Baca juga: Dulu Tandus dan Gersang, Kini Pulau Vulkanis di Tengah Atlantik Ini Hijau dan Rimbun
Mengapa Pohon Tidak Tumbuh Lagi di Falkland?
Salah satu pertanyaan besar dari penemuan ini adalah mengapa pohon tidak lagi tumbuh di Kepulauan Falkland, mengingat daerah lain di Amerika Selatan pada lintang yang sama masih kaya akan pohon. Beberapa faktor yang mungkin berperan termasuk angin kencang yang terus menerpa pulau ini serta tanah gambut yang sangat asam, yang kurang mendukung pertumbuhan pohon.
Selain itu, perubahan iklim global dari masa ke masa diduga turut berperan dalam mengubah lanskap ekosistem pulau ini. Angin barat yang kuat, yang juga memengaruhi pola curah hujan dan sirkulasi atmosfer di Antartika, mungkin telah menyebabkan kondisi yang lebih kering dan tidak cocok bagi pohon untuk tumbuh.

“Penemuan fosil kayu ini memberikan gambaran yang sangat berbeda dari lingkungan Kepulauan Falkland saat ini,” ungkap Michael Donovan, seorang manajer koleksi paleobotani di Field Museum, Chicago. “Pollen, spora, dan kayu yang terawetkan dalam penelitian ini menjadi bukti langsung bahwa Kepulauan Falkland dulunya merupakan rumah bagi hutan yang basah dan sejuk.”
Masa Depan Hutan di Kepulauan Falkland
Meskipun temuan ini mengungkapkan masa lalu hijau yang kaya akan hutan lebat di Kepulauan Falkland, tidak ada tanda bahwa pulau ini akan kembali ke kondisi tersebut dalam waktu dekat. Proyeksi perubahan iklim menunjukkan bahwa wilayah ini mungkin akan menjadi lebih hangat, tetapi juga lebih kering. Hal ini menimbulkan kekhawatiran tentang risiko erosi pada lahan gambut yang saat ini ada di pulau tersebut, yang sangat sensitif terhadap perubahan iklim.

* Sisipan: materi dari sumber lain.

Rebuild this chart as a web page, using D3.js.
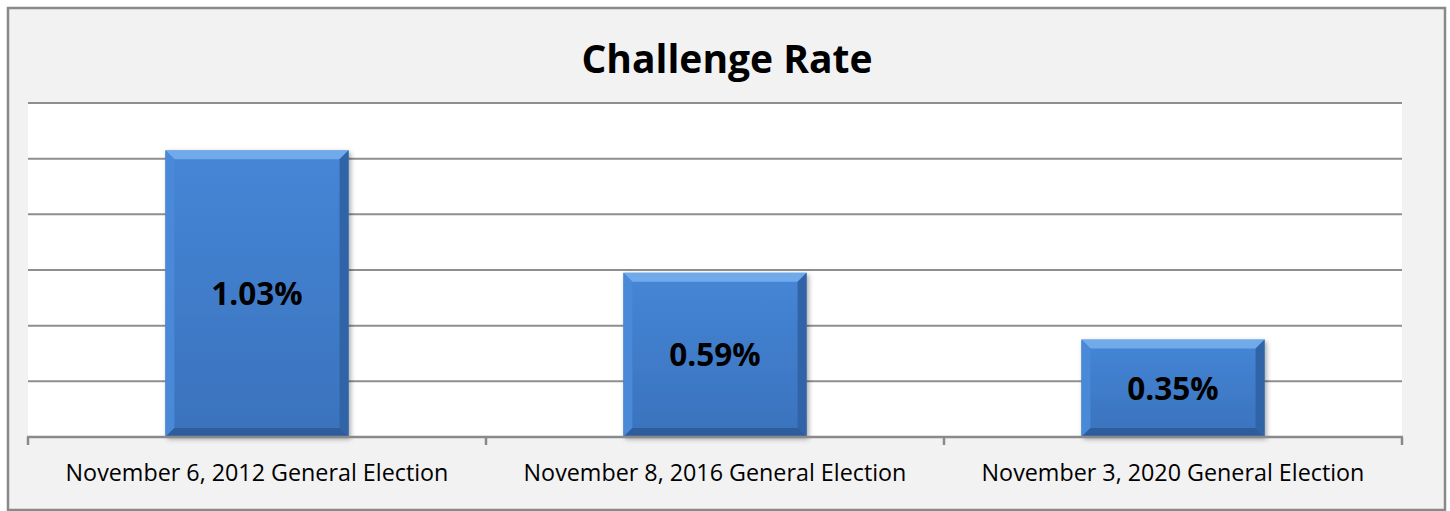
<!DOCTYPE html>
<html>
<head>
<meta charset="utf-8">
<script src="https://cdn.jsdelivr.net/npm/d3@7"></script>
<style>
  html, body { margin: 0; padding: 0; background: #ffffff; }
  svg { display: block; }
</style>
</head>
<body>
<div id="chart"></div>
<script>
// Data
const categories = [
    'November 6, 2012 General Election',
    'November 8, 2016 General Election',
    'November 3, 2020 General Election'
];
const rates = [1.03, 0.59, 0.35];
const yTicks = [0, 0.2, 0.4, 0.6, 0.8, 1.0, 1.2];
const title = 'Challenge Rate';

const W = 1450, H = 511;
const plot = { left: 28, right: 1402, top: 103, bottom: 437 };

const svg = d3.select('#chart')
    .append('svg')
    .attr('width', W)
    .attr('height', H);

const defs = svg.append('defs');

// bar face gradient
const grad = defs.append('linearGradient')
    .attr('id', 'barFace')
    .attr('x1', 0).attr('y1', 0).attr('x2', 0).attr('y2', 1);
grad.append('stop').attr('offset', '0%').attr('stop-color', '#4586d6');
grad.append('stop').attr('offset', '100%').attr('stop-color', '#3a72bd');

// soft shadow
const shadow = defs.append('filter')
    .attr('id', 'shadow')
    .attr('x', '-10%').attr('y', '-10%')
    .attr('width', '130%').attr('height', '130%');
shadow.append('feDropShadow')
    .attr('dx', 2).attr('dy', 2)
    .attr('stdDeviation', 2.5)
    .attr('flood-color', '#000')
    .attr('flood-opacity', 0.35);

// Chart background and border
svg.append('rect')
    .attr('x', 8).attr('y', 8)
    .attr('width', 1437).attr('height', 502)
    .attr('fill', '#f2f2f2')
    .attr('stroke', '#898989')
    .attr('stroke-width', 2.5);

// Plot area
svg.append('rect')
    .attr('x', plot.left).attr('y', plot.top)
    .attr('width', plot.right - plot.left)
    .attr('height', plot.bottom - plot.top)
    .attr('fill', '#ffffff');

// Scales
const x = d3.scaleBand()
    .domain(categories)
    .range([plot.left, plot.right])
    .paddingInner(0.6)
    .paddingOuter(0.3);

const y = d3.scaleLinear()
    .domain([0, 1.2])
    .range([plot.bottom, plot.top]);

// Gridlines
svg.append('g')
    .selectAll('line')
    .data(yTicks.slice(1))
    .enter()
    .append('line')
    .attr('x1', plot.left)
    .attr('x2', plot.right)
    .attr('y1', d => y(d))
    .attr('y2', d => y(d))
    .attr('stroke', '#8e8e8e')
    .attr('stroke-width', 2);

// Bars with bevel
const bev = 9;
const bars = svg.append('g')
    .selectAll('g')
    .data(rates)
    .enter()
    .append('g')
    .attr('transform', (d, i) => `translate(${x(categories[i])},${y(d)})`);

bars.append('rect')
    .attr('width', x.bandwidth())
    .attr('height', d => plot.bottom - y(d))
    .attr('fill', 'url(#barFace)')
    .attr('filter', 'url(#shadow)');

// top bevel
bars.append('path')
    .attr('d', () => {
        const w = x.bandwidth();
        return `M0,0 L${w},0 L${w - bev},${bev} L${bev},${bev} Z`;
    })
    .attr('fill', '#78b0ee')
    .attr('opacity', 0.85);

// left bevel
bars.append('path')
    .attr('d', d => {
        const h = plot.bottom - y(d);
        return `M0,0 L${bev},${bev} L${bev},${h - bev} L0,${h} Z`;
    })
    .attr('fill', '#4a89d8');

// right bevel
bars.append('path')
    .attr('d', d => {
        const w = x.bandwidth();
        const h = plot.bottom - y(d);
        return `M${w},0 L${w},${h} L${w - bev},${h - bev} L${w - bev},${bev} Z`;
    })
    .attr('fill', '#3164a7');

// bottom bevel
bars.append('path')
    .attr('d', d => {
        const w = x.bandwidth();
        const h = plot.bottom - y(d);
        return `M0,${h} L${bev},${h - bev} L${w - bev},${h - bev} L${w},${h} Z`;
    })
    .attr('fill', '#2e5d9c');

// Value labels
bars.append('text')
    .attr('x', x.bandwidth() / 2)
    .attr('y', d => (plot.bottom - y(d)) / 2)
    .attr('dy', '0.36em')
    .attr('text-anchor', 'middle')
    .attr('font-family', 'Open Sans, sans-serif')
    .attr('font-weight', 'bold')
    .attr('font-size', 31.5)
    .attr('fill', '#000')
    .text(d => d.toFixed(2) + '%');

// X axis
const xAxis = svg.append('g')
    .attr('transform', `translate(0,${plot.bottom})`);

xAxis.append('line')
    .attr('x1', plot.left - 1)
    .attr('x2', plot.right + 1)
    .attr('stroke', '#8a8a8a')
    .attr('stroke-width', 2.5);

const tickPos = [plot.left].concat(categories.map(c => x(c) + x.bandwidth() / 2 + x.step() / 2));
xAxis.selectAll('line.tick')
    .data(tickPos)
    .enter()
    .append('line')
    .attr('class', 'tick')
    .attr('x1', d => d).attr('x2', d => d)
    .attr('y1', 0).attr('y2', 8)
    .attr('stroke', '#8a8a8a')
    .attr('stroke-width', 2.5);

xAxis.selectAll('text')
    .data(categories)
    .enter()
    .append('text')
    .attr('x', d => x(d) + x.bandwidth() / 2)
    .attr('y', 44)
    .attr('text-anchor', 'middle')
    .attr('font-family', 'Open Sans, sans-serif')
    .attr('font-size', 23.3)
    .attr('fill', '#000')
    .text(d => d);

// Title
svg.append('text')
    .attr('x', (plot.left + plot.right) / 2 + 12)
    .attr('y', 73)
    .attr('text-anchor', 'middle')
    .attr('font-family', 'Open Sans, sans-serif')
    .attr('font-weight', 'bold')
    .attr('font-size', 39)
    .attr('fill', '#000')
    .text(title);
</script>
</body>
</html>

Penemuan hutan purba ini tidak hanya memberikan wawasan penting tentang sejarah ekologis Kepulauan Falkland, tetapi juga menjadi pijakan penting untuk memahami perubahan iklim di belahan bumi selatan. Dengan meneliti bagaimana angin barat dan iklim telah berubah di masa lalu, para ilmuwan dapat memperkirakan dampak yang mungkin terjadi pada iklim di masa depan.
Hasil studi ini dipublikasikan di jurnal Antarctic Science.